Estimated Cooking Times By Roast Weight
Use these times as a starting point for Boston butt roast in a moderate oven. Always rely on internal temperature and tenderness, not the clock alone. The National Pork Board pork cooking temperature guidance also points back to using a thermometer for best results.
| Roast Weight | Oven Temperature | Estimated Time |
|---|---|---|
| 4 lb (1.8 kg) | 275–300°F (135–150°C) | 4½–6 hours |
| 5 lb (2.3 kg) | 275–300°F (135–150°C) | 5–7 hours |
| 6 lb (2.7 kg) | 275–300°F (135–150°C) | 6–8 hours |
| 7 lb (3.2 kg) | 275–300°F (135–150°C) | 7–9 hours |
| 8 lb (3.6 kg) | 275–300°F (135–150°C) | 8–10 hours |
| 9 lb (4.1 kg) | 275–300°F (135–150°C) | 9–11 hours |
| 10 lb (4.5 kg) | 275–300°F (135–150°C) | 10–12 hours |
Shredding And Using The Pan Juices
After the rest, move the roast to a large pan or tray. Pull out the bone; it should slide out cleanly. Use two forks or heatproof gloves to shred the meat into thick strands, discarding big pockets of fat or connective tissue that did not melt.
Skim excess fat from the pan juices in the roasting pan. Stir a splash of apple cider vinegar into the juices, then pour them over the shredded pork and toss until everything looks glossy and moist. Taste and add salt or a pinch of sugar if you want more balance.
Serving Ideas For Boston Butt Roast
This cut turns into a flexible base for all sorts of meals. You can pile the pork on soft rolls with barbecue sauce and coleslaw, spoon it over mashed potatoes or grits, or roll it into tacos with lime and pickled onions. For a simple plate, serve it with roasted vegetables and a green salad.
The seasoning in this recipe stays neutral enough to pair with both sweet and tangy sauces. If you plan to serve the pork with a strongly flavored sauce, keep the rub light on sugar and chili so the sauce can stand out.
Fine-Tuning Your Recipe For Boston Butt Roast
Once you cook this Recipe For Boston Butt Roast a few times, you can start to play with flavor and texture. Small adjustments in rub, liquid, and finishing steps give you a roast that fits your own kitchen and taste.
Flavor Variations
- Herb-heavy version: Add dried thyme, oregano, or rosemary to the rub and swap apple cider vinegar for lemon juice in the pan juices.
- Smokier roast: Use smoked paprika, chipotle powder, and a bit of liquid smoke in the cooking liquid if you do not have an outdoor smoker.
- Carolina-style finish: Warm vinegar with a spoonful of brown sugar, chili flakes, and a pinch of salt, then toss it with the shredded meat.

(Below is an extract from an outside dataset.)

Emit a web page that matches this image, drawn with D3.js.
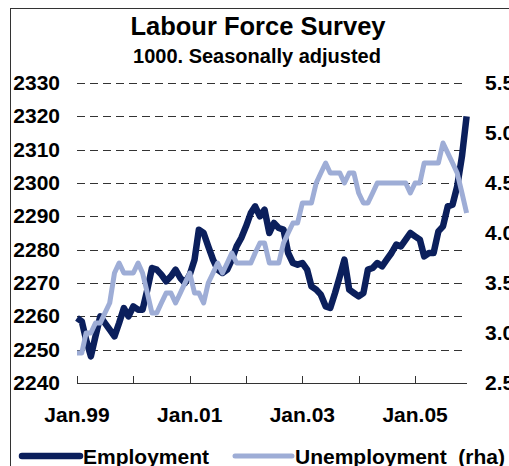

- Spice-forward version: Add ground cumin, coriander, or mustard powder to the rub for a deeper, savory edge.
Moisture Control And Texture
If your pork feels dry, there are a few likely causes. The roast may have cooked too high or too fast, or it may have been too lean. Next time, lower the oven temperature slightly, choose a roast with more marbling, and keep the pan covered a bit longer before you uncover it for browning.
If the pork feels greasy instead, trim more surface fat before cooking, and skim more fat from the pan juices before you mix them back in. A splash of vinegar or citrus at the end also helps cut through richness.
Storing, Reheating, And Freezing Leftovers
Leftover Boston butt roast keeps well and often tastes even better the next day. Cool the shredded meat quickly, within two hours of cooking, then transfer it to shallow containers with just enough pan juice to keep it moist.
Refrigerate leftovers for up to four days. For reheating, warm portions in a covered skillet over low heat with a spoonful of water or broth, stirring until hot. You can also reheat covered in the oven at 300°F until steaming.
For longer storage, freeze portions in airtight bags or containers, pressing out excess air. Label with the date. Most pulled pork holds quality for two to three months in the freezer. Thaw in the fridge overnight, then reheat gently with extra liquid if needed.
Each time you revisit this recipe for boston butt roast, make a quick note of the roast size, oven setting, and time that worked in your kitchen. After a couple of runs, you’ll have a reliable house method that fits your oven, your schedule, and the way you like your pork to taste.